I say I struggled, more accurately I dipped in and out. I find air warfare books hard going at the best of times and this is no exception. The format is a diary of the campaigns and while I appreciate the detailed research, I'm afraid it is very easy to put down between chapters.

I have been gaming though, with a great GDWS double header and Open Day last weekend. I played in the big Bolt Action game, roughly 4,000pts a side with seven players.

This weekend I am off to York for the Vapartnak wargames show on Sunday. Looking forward to it and the Blackburn v Fulham game on the Saturday. Although a bit more trepidation about the latter!



Sunday, 11 January 2015

The Last Crusaders

My latest reading is the ‘The Last Crusaders’ by Barnaby Rogerson. It tells the story of 15th and 16th Century conflicts between the Christian states of Europe, mostly led by the Habsburg’s, and the Ottoman Empire and fellow Islamic states in North Africa.

While the Ottoman invasions of the Balkans have been well covered, this book also covers the crusades of Portugal and Spain in North Africa. Both countries had a foothold on the coast and fought a series of wars against the local rulers and later against the corsairs. These are wars I was much less familiar with.

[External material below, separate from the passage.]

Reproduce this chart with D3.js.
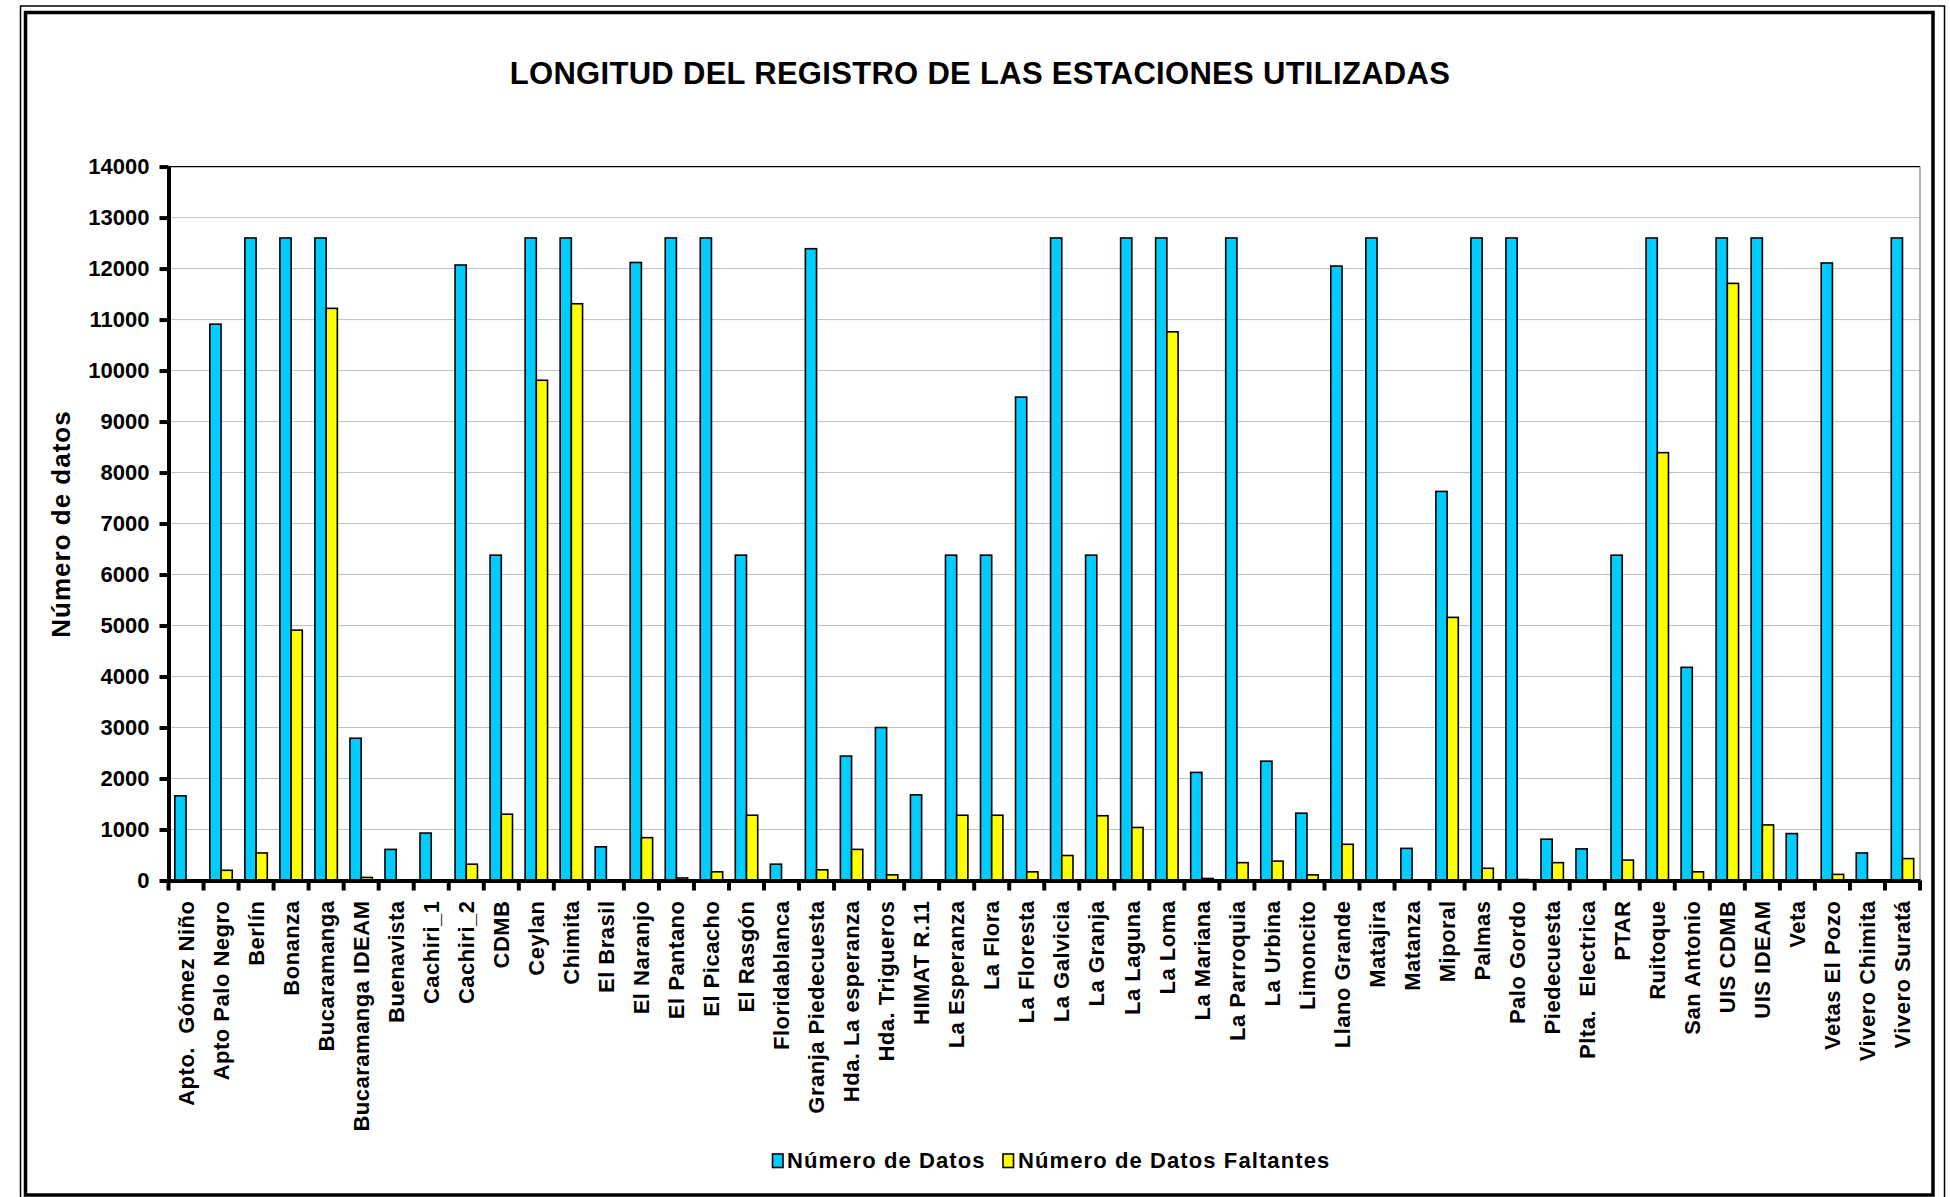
<!DOCTYPE html>
<html>
<head>
<meta charset="utf-8">
<script src="https://cdn.jsdelivr.net/npm/d3@7"></script>
<style>
  body { margin: 0; background: #fff; }
  svg text { font-family: "Liberation Sans", Arial, sans-serif; font-weight: bold; fill: #000; }
</style>
</head>
<body>
<div id="chart"></div>
<script>
// data
var estaciones = ["Apto.  Gómez Niño", "Apto Palo Negro", "Berlín", "Bonanza", "Bucaramanga",
  "Bucaramanga IDEAM", "Buenavista", "Cachiri_1", "Cachiri_2", "CDMB", "Ceylan", "Chimita",
  "El Brasil", "El Naranjo", "El Pantano", "El Picacho", "El Rasgón", "Floridablanca",
  "Granja Piedecuesta", "Hda. La esperanza", "Hda. Trigueros", "HIMAT R.11", "La Esperanza",
  "La Flora", "La Floresta", "La Galvicia", "La Granja", "La Laguna", "La Loma", "La Mariana",
  "La Parroquia", "La Urbina", "Limoncito", "Llano Grande", "Matajira", "Matanza", "Miporal",
  "Palmas", "Palo Gordo", "Piedecuesta", "Plta.  Electrica", "PTAR", "Ruitoque", "San Antonio",
  "UIS CDMB", "UIS IDEAM", "Veta", "Vetas El Pozo", "Vivero Chimita", "Vivero Suratá"];

var numeroDatos = [1660, 10910, 12600, 12600, 12600, 2790, 610, 930, 12070, 6380,
  12600, 12600, 660, 12120, 12600, 12600, 6380, 320, 12390, 2440,
  3000, 1680, 6380, 6380, 9480, 12600, 6380, 12600, 12600, 2120,
  12600, 2340, 1320, 12050, 12600, 630, 7630, 12600, 12600, 810,
  620, 6380, 12600, 4180, 12600, 12600, 920, 12110, 540, 12600];

var datosFaltantes = [0, 200, 540, 4910, 11220, 60, 0, 10, 320, 1300,
  9810, 11310, 0, 840, 50, 170, 1280, 0, 210, 610,
  110, 0, 1280, 1280, 170, 490, 1270, 1040, 10760, 40,
  350, 380, 110, 710, 0, 0, 5160, 240, 20, 350,
  0, 400, 8390, 170, 11710, 1090, 0, 120, 0, 430];

var series = ["Número de Datos", "Número de Datos Faltantes"];
var colores = ["#00CCFF", "#FFFF00"];
var yTicks = d3.range(0, 14001, 1000);

var W = 1950, H = 1197;
var plot = {left: 168.5, right: 1920, top: 166.6, bottom: 880.5};

var svg = d3.select("#chart").append("svg")
  .attr("width", W)
  .attr("height", H);

// frame (double border)
svg.append("rect")
  .attr("x", 20.5).attr("y", 6).attr("width", 1924).attr("height", 1200)
  .style("fill", "none").style("stroke", "#000").style("stroke-width", 1.5);
svg.append("rect")
  .attr("x", 25.5).attr("y", 12.5).attr("width", 1907.5).attr("height", 1182.5)
  .style("fill", "none").style("stroke", "#000").style("stroke-width", 3.5);

var x = d3.scaleBand()
  .domain(estaciones)
  .range([plot.left, plot.right])
  .padding(0);

var y = d3.scaleLinear()
  .domain([0, 14000])
  .range([plot.bottom, plot.top]);

// gridlines
svg.append("g")
  .selectAll("line")
  .data(yTicks.filter(function(d) { return d > 0 && d < 14000; }))
  .enter().append("line")
  .attr("x1", plot.left).attr("x2", plot.right)
  .attr("y1", function(d) { return y(d); })
  .attr("y2", function(d) { return y(d); })
  .style("stroke", "#c0c0c0").style("stroke-width", 1);

// top and right border of plot area
svg.append("line")
  .attr("x1", plot.left).attr("x2", plot.right)
  .attr("y1", y(14000)).attr("y2", y(14000))
  .style("stroke", "#000").style("stroke-width", 1.2);
svg.append("line")
  .attr("x1", plot.right).attr("x2", plot.right)
  .attr("y1", y(14000)).attr("y2", y(0))
  .style("stroke", "#808080").style("stroke-width", 1.2);

// bars
var bw = x.bandwidth() * 0.32;
var grupos = svg.append("g")
  .selectAll("g")
  .data(estaciones)
  .enter().append("g");

grupos.append("rect")
  .attr("x", function(d) { return x(d) + x.bandwidth() / 2 - bw; })
  .attr("y", function(d, i) { return y(numeroDatos[i]); })
  .attr("width", bw)
  .attr("height", function(d, i) { return y(0) - y(numeroDatos[i]); })
  .style("fill", colores[0]).style("stroke", "#000").style("stroke-width", 1.6);

grupos.append("rect")
  .attr("x", function(d) { return x(d) + x.bandwidth() / 2; })
  .attr("y", function(d, i) { return y(datosFaltantes[i]); })
  .attr("width", bw)
  .attr("height", function(d, i) { return y(0) - y(datosFaltantes[i]); })
  .style("fill", colores[1]).style("stroke", "#000").style("stroke-width", 1.6);

// y axis
var yAxis = svg.append("g")
  .attr("transform", "translate(" + plot.left + ",0)")
  .call(d3.axisLeft(y).tickValues(yTicks).tickFormat(d3.format("d"))
    .tickSize(9).tickSizeOuter(0).tickPadding(10));
yAxis.select(".domain").style("stroke", "#000").style("stroke-width", 4);
yAxis.selectAll(".tick line").style("stroke", "#000").style("stroke-width", 4);
yAxis.selectAll("text")
  .style("font-size", "22px")
  .style("font-family", "'Liberation Sans', Arial, sans-serif")
  .style("font-weight", "bold");

// x axis
var xAxis = svg.append("g")
  .attr("transform", "translate(0," + plot.bottom + ")")
  .call(d3.axisBottom(x).tickSize(0).tickSizeOuter(0));
xAxis.select(".domain").style("stroke", "#000").style("stroke-width", 4);
xAxis.selectAll(".tick text")
  .attr("transform", "rotate(-90)")
  .attr("text-anchor", "end")
  .attr("x", -20)
  .attr("y", 0)
  .attr("dy", "0.35em")
  .style("font-size", "22px")
  .style("letter-spacing", "0.5px")
  .style("font-family", "'Liberation Sans', Arial, sans-serif")
  .style("font-weight", "bold")
  .style("white-space", "pre");

// tick marks between categories
var bordes = estaciones.map(function(d) { return x(d); }).concat([x.range()[1]]);
svg.append("g")
  .selectAll("line")
  .data(bordes)
  .enter().append("line")
  .attr("x1", function(d) { return d; })
  .attr("x2", function(d) { return d; })
  .attr("y1", plot.bottom)
  .attr("y2", plot.bottom + 10)
  .style("stroke", "#000").style("stroke-width", 4);

// title
svg.append("text")
  .attr("x", 980)
  .attr("y", 84)
  .attr("text-anchor", "middle")
  .style("font-size", "31px")
  .style("letter-spacing", "0.3px")
  .text("LONGITUD DEL REGISTRO DE LAS ESTACIONES UTILIZADAS");

// y axis label
svg.append("text")
  .attr("transform", "translate(70,524) rotate(-90)")
  .attr("text-anchor", "middle")
  .style("font-size", "26px")
  .style("letter-spacing", "1px")
  .text("Número de datos");

// legend
var leyenda = [
  {x: 772.5, tx: 787},
  {x: 1003, tx: 1018}
];
leyenda.forEach(function(l, i) {
  svg.append("rect")
    .attr("x", l.x).attr("y", 1154)
    .attr("width", 10.5).attr("height", 13.5)
    .style("fill", colores[i]).style("stroke", "#000").style("stroke-width", 1.6);
  svg.append("text")
    .attr("x", l.tx).attr("y", 1168)
    .style("font-size", "22px")
    .style("letter-spacing", "1.1px")
    .text(series[i]);
});
</script>
</body>
</html>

His choice of final conflict is the Battle of the Three Kings1578.  The young King Sebastian of Portugal invaded Morocco. Facing him was the dying Sultan Abdul Malik who had to be strapped into his saddle his horsemen attacked the Christian square. In a renaissance version of Custer’s Last Stand, the flower of Portugal’s nobility was wiped out with 26,000 men dead or captured.

The author writes a narrative history of the period in the best tradition of the historical storyteller. A very good read.